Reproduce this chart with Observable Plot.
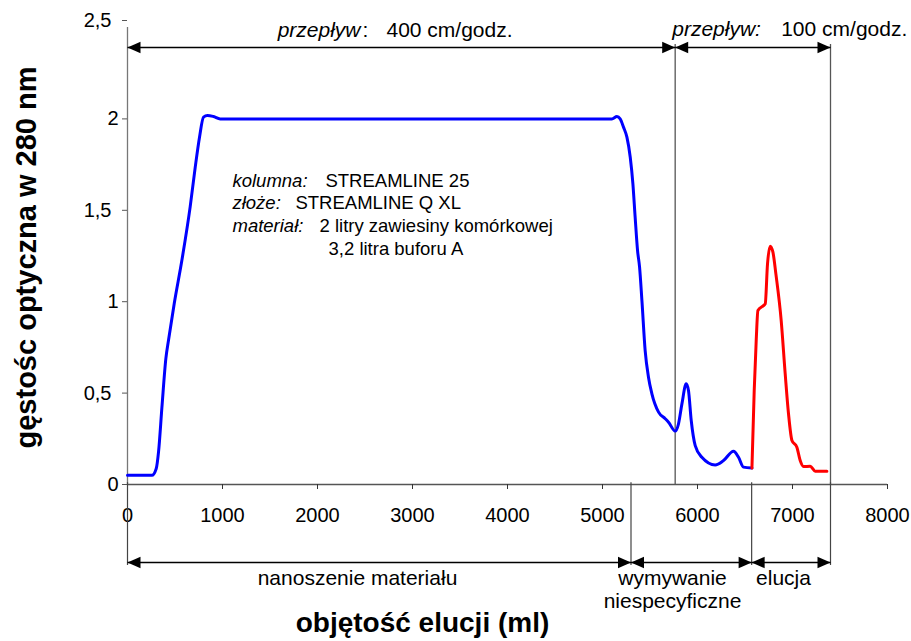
<!DOCTYPE html>
<html>
<head>
<meta charset="utf-8">
<script src="https://cdn.jsdelivr.net/npm/d3@7"></script>
<script src="https://cdn.jsdelivr.net/npm/@observablehq/plot@0.6"></script>
<style>
  html, body { margin: 0; padding: 0; background: #fff; }
  #chart svg { display: block; }
</style>
</head>
<body>
<div id="chart"></div>
<script>
// ---- data ----
const blueX = [0, 257, 302, 327, 362, 404, 432, 492, 572, 660, 713, 758, 800, 842, 905, 976,
  2500, 4765, 5099, 5152, 5186, 5221, 5257, 5292, 5320, 5344, 5369, 5390, 5415, 5449, 5484,
  5520, 5590, 5660, 5695, 5765, 5800, 5836, 5881, 5905, 5934, 5976, 6046, 6186, 6274, 6379,
  6432, 6484, 6573];
const blueY = [0.05, 0.05, 0.086, 0.18, 0.42, 0.69, 0.79, 0.99, 1.225, 1.52, 1.736, 1.90, 2.01, 2.019, 2.013, 2.0,
  2.0, 2.0, 2.0, 2.013, 2.0, 1.955, 1.90, 1.79, 1.645, 1.46, 1.28, 1.19, 1.006, 0.733, 0.587,
  0.496, 0.396, 0.36, 0.341, 0.292, 0.332, 0.441, 0.551, 0.514, 0.35, 0.213, 0.149, 0.107, 0.131, 0.182,
  0.149, 0.095, 0.09];
const redX = [6573, 6597, 6618, 6636, 6695, 6713, 6737, 6765, 6794, 6825, 6881, 6923, 6958, 6994,
  7046, 7081, 7116, 7186, 7239, 7362];
const redY = [0.09, 0.514, 0.788, 0.952, 0.979, 0.988, 1.207, 1.304, 1.271, 1.152, 0.897, 0.606, 0.387, 0.241,
  0.204, 0.131, 0.098, 0.10, 0.073, 0.073];

const xTicks = [0, 1000, 2000, 3000, 4000, 5000, 6000, 7000, 8000];
const yTicks = [0, 0.5, 1, 1.5, 2, 2.5];
const yTickLabels = ["0", "0,5", "1", "1,5", "2", "2,5"];

const flowBounds = [0, 5765, 7400];
const phaseBounds = [0, 5300, 6570, 7400];
const flowLabels = ["przepływ", ":", "400 cm/godz.", "przepływ:", "100 cm/godz."];
const infoKeys = ["kolumna:", "złoże:", "materiał:"];
const infoValues = ["STREAMLINE 25", "STREAMLINE Q XL", "2 litry zawiesiny komórkowej", "3,2 litra buforu A"];
const phaseLabels = ["nanoszenie materiału", "wymywanie", "niespecyficzne", "elucja"];
const xTitle = "objętość elucji (ml)";
const yTitle = "gęstośc optyczna w 280 nm";

// ---- helpers ----
const blue = blueX.map((x, i) => ({x, y: blueY[i]}));
const red = redX.map((x, i) => ({x, y: redY[i]}));
const flowSegs = d3.pairs(flowBounds);
const phaseSegs = d3.pairs(phaseBounds);
const yTopArrow = 2.3906, yBotArrow = -0.4267, yBotEnd = -0.443, yTopEnd = 2.407;

const triRight = {draw(ctx) { ctx.moveTo(0, 0); ctx.lineTo(-13, -5.8); ctx.lineTo(-13, 5.8); ctx.closePath(); }};
const triLeft = {draw(ctx) { ctx.moveTo(0, 0); ctx.lineTo(13, -5.8); ctx.lineTo(13, 5.8); ctx.closePath(); }};

const FONT = "'Liberation Sans', Arial, Helvetica, sans-serif";
function label(str, xv, yv, opts = {}) {
  return Plot.text([str], {x: () => xv, y: () => yv, text: d => d, lineAnchor: "bottom",
    textAnchor: "start", fill: "black", fontSize: 18.5, ...opts});
}
function arrows(segs, yv) {
  return [
    Plot.link(segs, {x1: d => d[0], x2: d => d[1], y1: () => yv, y2: () => yv, stroke: "black", strokeWidth: 1.4}),
    Plot.dot(segs, {x: d => d[1], y: () => yv, symbol: triRight, fill: "black", stroke: "none"}),
    Plot.dot(segs, {x: d => d[0], y: () => yv, symbol: triLeft, fill: "black", stroke: "none"})
  ];
}
const tickLab = d => yTickLabels[yTicks.indexOf(d)];

const chart = Plot.plot({
  width: 911,
  height: 641,
  marginLeft: 127,
  marginRight: 24,
  marginTop: 27,
  marginBottom: 157,
  style: {fontFamily: FONT, fontSize: "20px", color: "black", background: "white", overflow: "visible"},
  x: {type: "linear", domain: [0, 8000]},
  y: {type: "linear", domain: [0, 2.5]},
  marks: [
    // axis lines
    Plot.ruleX([0], {y1: 0, y2: 2.5, stroke: "#777", strokeWidth: 1.3}),
    Plot.ruleY([0], {x1: 0, x2: 8000, stroke: "#555", strokeWidth: 1.3}),
    Plot.axisX(xTicks, {tickSize: 5, tickPadding: 18, tickFormat: d => String(d), fontSize: 20, stroke: "#333", label: null}),
    Plot.axisY(yTicks.filter(d => d % 1 === 0), {tickSize: 5, tickPadding: 4, tickFormat: tickLab, fontSize: 20, stroke: "#555", label: null}),
    Plot.axisY(yTicks.filter(d => d % 1 !== 0 && d < 2.5), {tickSize: 5, tickPadding: 11, tickFormat: tickLab, fontSize: 20, stroke: "#555", label: null}),
    Plot.axisY(yTicks.filter(d => d === 2.5), {tickSize: 5, tickPadding: 11, dy: -7, tickFormat: tickLab, fontSize: 20, stroke: "#555", label: null}),

    // separator lines
    Plot.ruleX(flowBounds.slice(1), {y1: () => yTopEnd, y2: () => 0, stroke: "#555", strokeWidth: 1.3}),
    Plot.ruleX(phaseBounds, {y1: () => 0.01, y2: () => yBotEnd, stroke: "#444", strokeWidth: 1.2}),

    // arrows
    ...arrows(flowSegs, yTopArrow),
    ...arrows(phaseSegs, yBotArrow),

    // curves
    Plot.line(blue, {x: "x", y: "y", stroke: "#0000ff", strokeWidth: 3, curve: "monotone-x"}),
    Plot.line(red, {x: "x", y: "y", stroke: "#ff0000", strokeWidth: 3, curve: "monotone-x"}),

    // flow labels
    label(flowLabels[0], 2453, 2.448, {textAnchor: "end", fontStyle: "italic", fontSize: 21}),
    label(flowLabels[1], 2474, 2.448, {fontSize: 21}),
    label(flowLabels[2], 2726, 2.448, {fontSize: 21}),
    label(flowLabels[3], 5734, 2.456, {fontStyle: "italic", fontSize: 21}),
    label(flowLabels[4], 6881, 2.456, {fontSize: 21}),

    // info block
    label(infoKeys[0], 1105, 1.630, {fontStyle: "italic"}),
    label(infoValues[0], 2084, 1.630),
    label(infoKeys[1], 1105, 1.507, {fontStyle: "italic"}),
    label(infoValues[1], 1768, 1.507),
    label(infoKeys[2], 1105, 1.384, {fontStyle: "italic"}),
    label(infoValues[2], 2021, 1.384),
    label(infoValues[3], 2116, 1.258),

    // phase labels
    label(phaseLabels[0], 2421, -0.5525, {textAnchor: "middle", fontSize: 21}),
    label(phaseLabels[1], 5737, -0.5525, {textAnchor: "middle", fontSize: 21}),
    label(phaseLabels[2], 5737, -0.678, {textAnchor: "middle", fontSize: 21}),
    label(phaseLabels[3], 6905, -0.5525, {textAnchor: "middle", fontSize: 21}),

    // axis titles
    label(xTitle, 3105, -0.8096, {textAnchor: "middle", fontWeight: "bold", fontSize: 28}),
    Plot.text([yTitle], {x: () => -1056, y: () => 1.2418, text: d => d, rotate: -90, textAnchor: "middle",
      lineAnchor: "middle", fontWeight: "bold", fontSize: 29, fill: "black"})
  ]
});
document.getElementById("chart").appendChild(chart);
</script>
</body>
</html>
::::::
Problem description ::
Reply with only the number of lines in the material above where the string "chart" appears.

Task result ::
5